According to a report today by Media Guardian, SJA member Adrian Warner, the Olympics correspondent at BBC London since 2007, has been approached about the job, which would seek to knit together the disparate elements of political, sporting and news coverage that goes with the staging of what is known as the “biggest show on Earth”.
The outline of the job mirrors the sort of appointments made at Australian newspapers, especially the Sydney Morning Herald, ahead of the Sydney Games in 2000, when they gave the Olympics blanket coverage.
The Telegraph already has senior sports writers on the Olympic beat, with the likes of Paul Kelso, Simon Hart and Ian Chadband. But the Olympics editor role, according to the Guardian report, would have a more strategic brief. The Telegraph‘s campaign to back London’s bid in 2004 and 2005 saw the paper and its staff win several awards at the time.
Reporting the preparations for the 2012 Games have been ramping up slowly across a range of UK media since London won the bid in 2005. But coverage is expected to begin in earnest next year, once the Vancouver Winter Games and 2010 football World Cup are over.
The website report says that Olympics coverage will shortly move out of the Telegraph‘s sports section and become a story in all sections of the papers.
The Guardian quoted a source as saying, “It’s a very senior job they are making in terms of someone who would be in the paper and website and talking about the Olympics and being a commentator. It is also about someone within the management who would have close contact with senior executives and who would be a strategist.”

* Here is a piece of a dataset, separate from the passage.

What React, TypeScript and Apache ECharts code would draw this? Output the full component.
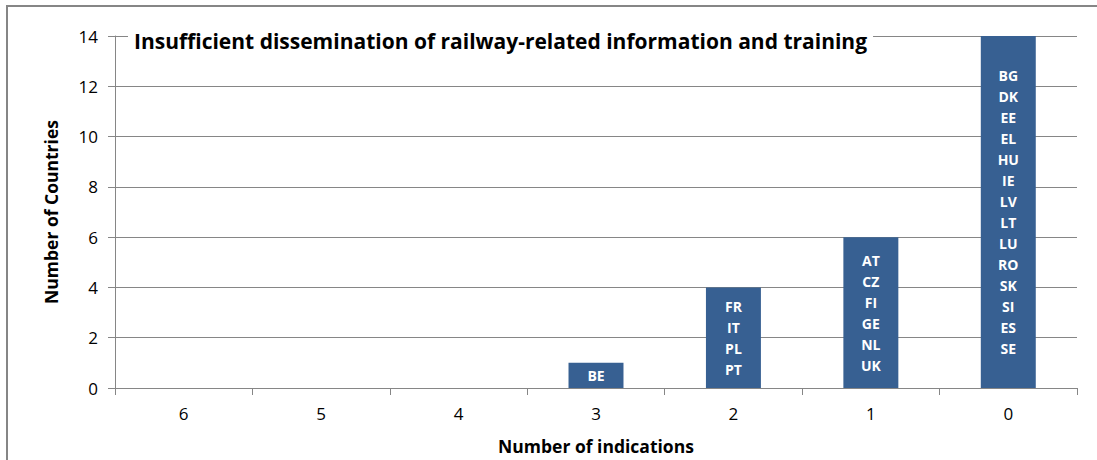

The Guardian says that the publisher of the Daily and Sunday Telegraph has approached a number of candidates, including Warner, but an appointment is still some way off.
Warner is also in the running for the BBC’s sports editors job, to succeed Mihir Bose, who left the corporation in the summer. Warner has reported every Olympic Games since Seoul in 1988 and had covered the beat for the Evening Standard, developing strong contacts at City Hall as well as at LOCOG and Lausanne, after many years reporting sports politics for Reuters.
The BBC advertised the vacancy in September, stressing that a pre-requisite of the appointment would be that the sports editor would be based in Salford from 2011.
That relocation requirement has caused some ridicule for the BBC, which is moving its entire sports department – with the exception of certain “key” executives – to Manchester barely a year before the Olympic flame is lit in Stratford. That factor, and a salary believed to be less than many newspapers’ star sports columnists already receive, is thought to have deterred some from applying, although reports suggest that the BBC has received 60 applications, half of them from newspaper reporters.
The BBC is thought to be in the midst of its interview process now. Other contenders include existing BBC News staff James Munro and James Pearce, while Dan Roan, Sky Sports News’s chief reporter until he moved to Setanta, is also in the running.
As well as Bose, the BBC’s news department lost news reporter Adam Parsons in the past 12 months, to become media director at the British Olympic Association.